On Jan 22, 2007, at 12:46 AM, [EMAIL PROTECTED] wrote:
However, my point is that WHY can't y'all agree on ONE name for
each chord?
Why several names, regardless of your "musical point of view?"
There are a
lot more part time old geezer musicians like me than ALL of the
musicians in
ALL of the orchestras in the world, and we buy and play a lot of
music. Not
symphonies, that is certain, but LIVE music.
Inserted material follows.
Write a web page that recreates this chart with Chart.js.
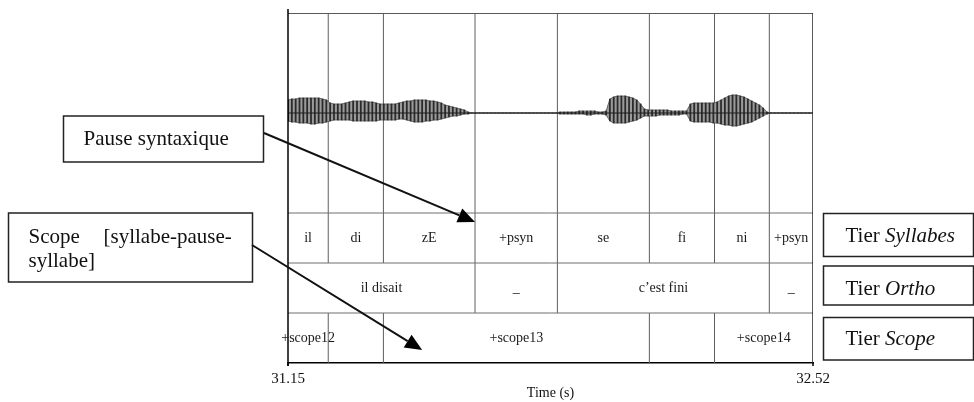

To make things worse, a lot of old music was published with ukelele
chords, rather than "guitar" chords. The difference was sometimes
enough to make a really bad bass line, such as an Em ukelele chord
symbol where the piano was actually playing Cmaj7 (Em is the same as
the top three notes of Cmaj7, the only difference being, you guessed
it, the bass note).
In that case, they were writing for the ukeleleist, not for the
bassist. Even in today's modern, "enlightened" age, when arrangers
have gone to school and learned a consistent method, a chord like
Bbmaj7/C presents a minor conundrum to the bassist, as there is no
5th mentioned at all in the chord symbol and he has to infer that it
is G. It gets worse for chords like B/C, which is really a Cdim(maj7)
chord, so the poor bass player has to just know that.
And of course you are right that many times a G7(#11) is called a G7
(b5), but the D is a better note than the Db for the bassist, whereas
if the chord is a Gm7(b5), then the D will never sound right. It's
just part of what you have to know as a bass player.